Desde el primer contacto, The Siege and the Sandfox evoca inevitablemente al clásico Prince of Persia de Jordan Mechner, aquel hito de 1989 que definió toda una estética y filosofía del movimiento en los videojuegos. No se trata simplemente de un homenaje visual, sino de una verdadera herencia espiritual, donde la precisión del salto y la vulnerabilidad del protagonista importan tanto como el ritmo y la tensión del avance. Anunciado hace casi una década, el título se presentó con una etiqueta ambiciosa: “stealthvania”, una fusión entre el sigilo tradicional y la estructura laberíntica de los metroidvania. Y lo cierto es que, una vez en control, se confirma que la furtividad no es una opción, sino el eje central de la experiencia. En la piel de la Volpe —acusada injustamente del asesinato del Rey— deberemos movernos en las sombras, evitando cualquier contacto directo con las patrullas enemigas.

El diseño invita a actuar con cautela: los enemigos reaccionan al ruido, y cada paso en falso puede marcar el fin de la partida. Aunque pronto se obtiene la capacidad de aturdir guardias con un golpe certero en la cabeza, esto solo funciona si no llevan casco. Intentarlo con los enemigos blindados no solo es inútil, sino que lleva al fracaso inmediato. Más adelante se desbloquean formas más efectivas de lidiar con estas amenazas, pero el enfoque siempre favorece evitar el combate. El juego plantea además una mecánica de sonido muy cuidada. Caminar emite ruido, correr lo amplifica, y cada movimiento debe evaluarse según la proximidad de los enemigos. Incluso acciones aparentemente discretas, como apagar una antorcha para oscurecer el entorno, pueden alertar a los guardias cercanos, activando sus rutinas de búsqueda. También hay enemigos sobrenaturales —como los demonios de arena— que no pueden ser vencidos directamente y solo desaparecen si se destruye el recipiente mágico que los invoca, añadiendo un componente de exploración y estrategia al avance.
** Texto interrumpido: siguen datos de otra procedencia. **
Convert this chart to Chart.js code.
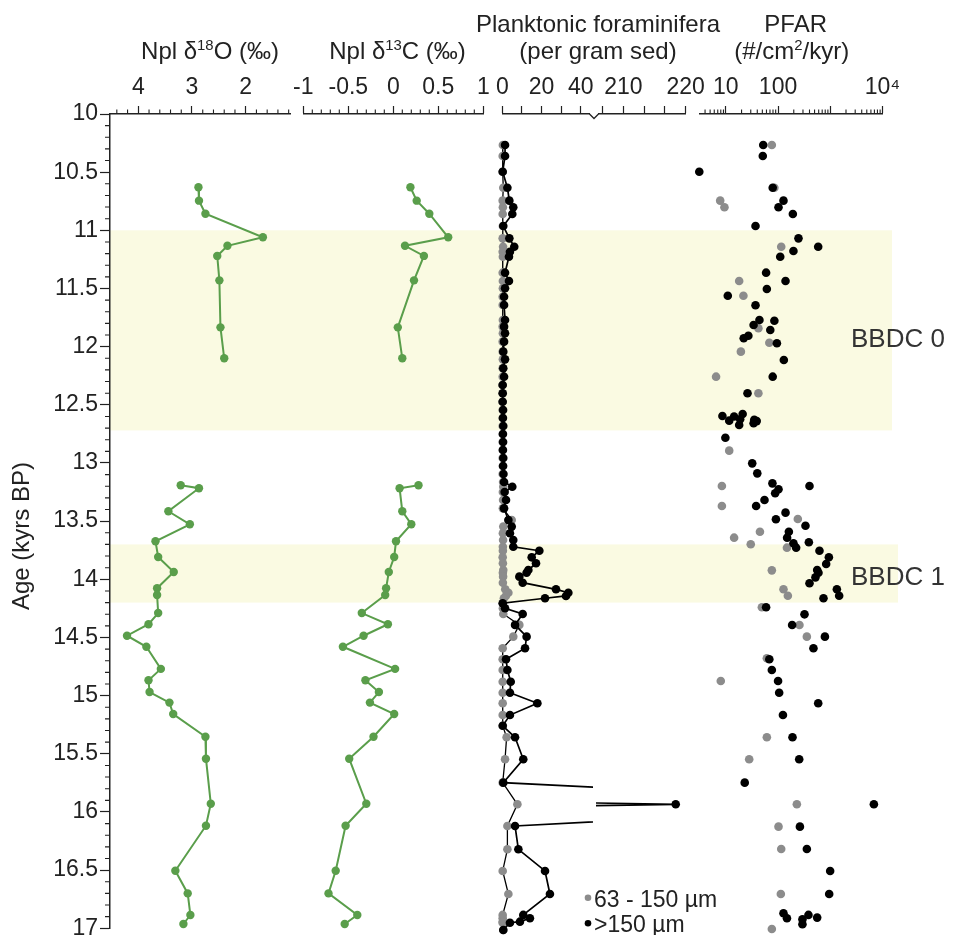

En este equilibrio entre sigilo y plataformas, The Siege and the Sandfox encuentra su identidad. Aun cuando no hay enemigos en pantalla, el juego mantiene al jugador en movimiento constante a través de puzles de entorno que requieren precisión y reflejos. La Volpe puede escalar muros con la habilidad adecuada, realizar saltos encadenados entre paredes y aprovechar sombras tanto para ocultarse como para orientarse. De hecho, en muchas secciones, la iluminación condiciona la visibilidad del escenario, obligando a confiar en la memoria o en el radar de ruido para no ser sorprendido por una ronda enemiga. A pesar de un diseño general sólido, la experiencia presenta algunos problemas técnicos y de pulido. Fallos como bugs de colisión —que permiten atravesar muros al quedar colgado en ciertos bordes— y una inteligencia artificial inconsistente restan tensión a momentos clave. En ocasiones, conviene provocar que un enemigo nos vea para hacer que abandone su posición original, confiando en la agilidad de la Volpe para esquivar la persecución y reorganizar el terreno a nuestro favor. La distribución de puntos de control también puede resultar frustrante en ciertas áreas, donde un error obliga a repetir largas secciones.
Sin embargo, el juego recompensa la persistencia. Con el tiempo, se aprende su lenguaje visual y de diseño: jarrones, carros o cajas ya no parecen simples decorados, sino potenciales escondites o pistas. Su pixel art comienza a destacar más allá de la estética retro, y aunque la interfaz no brilla por innovaciones de accesibilidad, el mapa in-game es claro y funcional, ayudando a mantener el rumbo en una estructura densa pero bien pensada.